Illinois Blue Cross has become the latest carrier to state it will no longer pay for mistakes at hospitals.
Since last year a flood of insurers have claimed they would never pay for "never events" -- like leaving stuff in the patient after an operation. Some have even detailed what they won't pay for.
But will this really have an impact? Won't hospitals just roll up the cost of the losses into the bills charged patients who come out OK?
The only way it can work, wrote President Ravi Pandey of BIPRO International, which works in the area of quality management, is to open up the healthcare market to global competition.
"There is no competition unless you open up healthcare to global market," he wrote to the Wall Street Journal healthcare blog. "Which in turn will require fundamantal changes in the business model."

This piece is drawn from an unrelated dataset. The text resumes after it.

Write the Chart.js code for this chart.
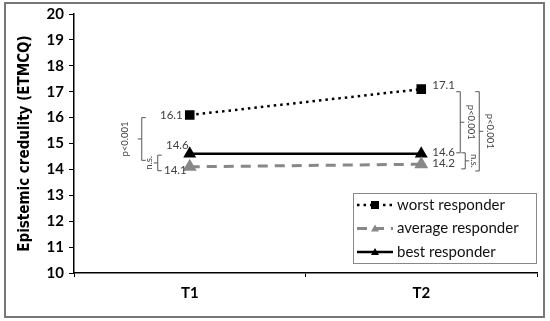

At his own blog Pandey called this new business model Pay for Performance, or P4P.
When Pandey wrote about this, his own commenters gave him something of a hiding. One wrote that this would discourage hospitals from performing difficult work. Others worried about measurement criteria.

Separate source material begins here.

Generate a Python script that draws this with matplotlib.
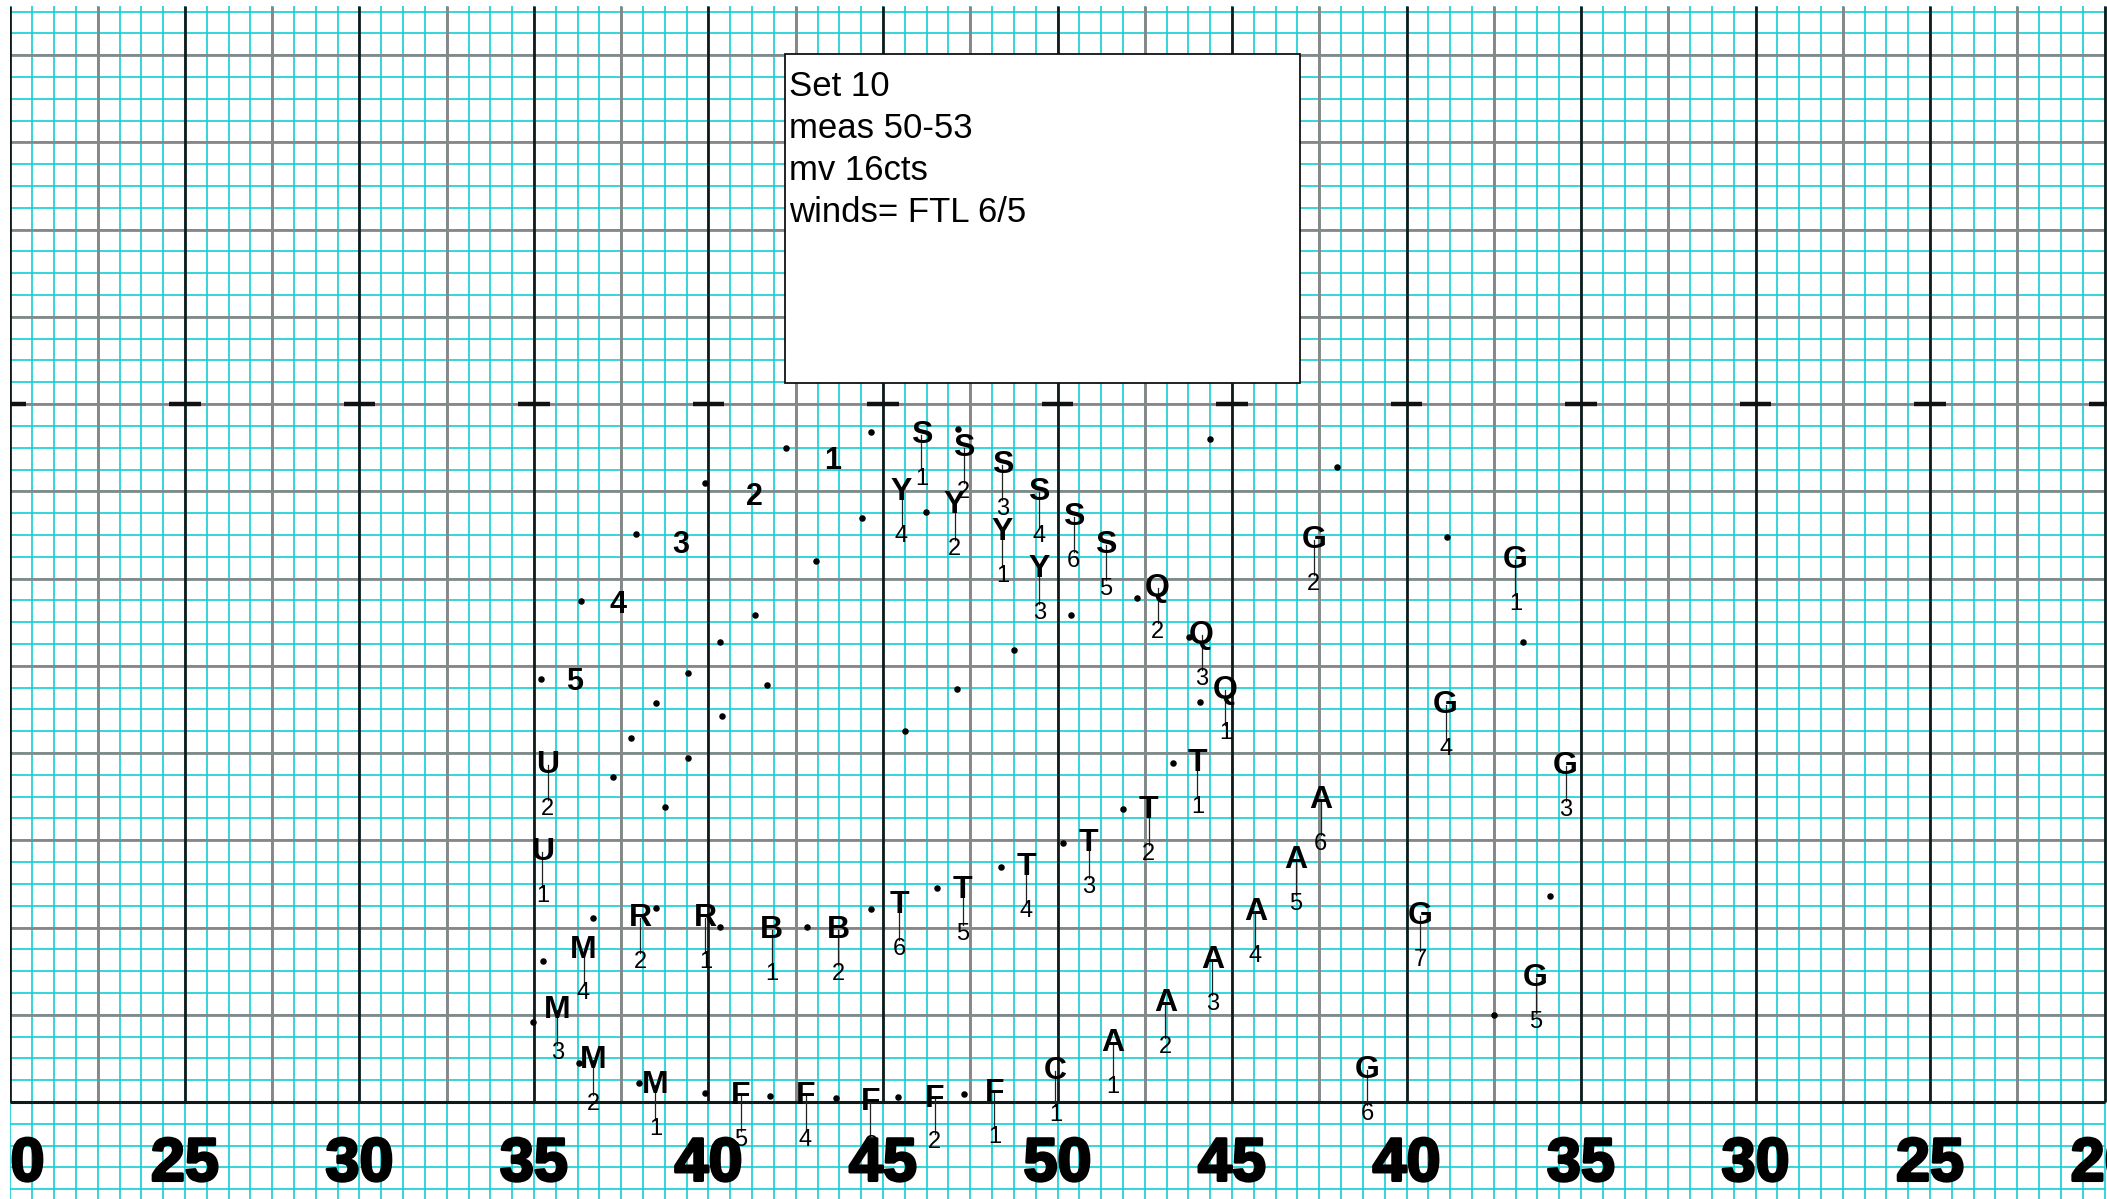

My view is a key to any P4P scheme has to be transparency, solid information insurers and consumers can use to make informed choices.
In the past this was known as "reputation," but when marketing dollars are used to buy reputation, numbers must replace it.
Publicly-available measurements, then, and a single global market based on those measurements, will allow the cream to rise to the top.
Think that's happening any time soon? And if we can't get it, how are we going to create a P4P scheme that works?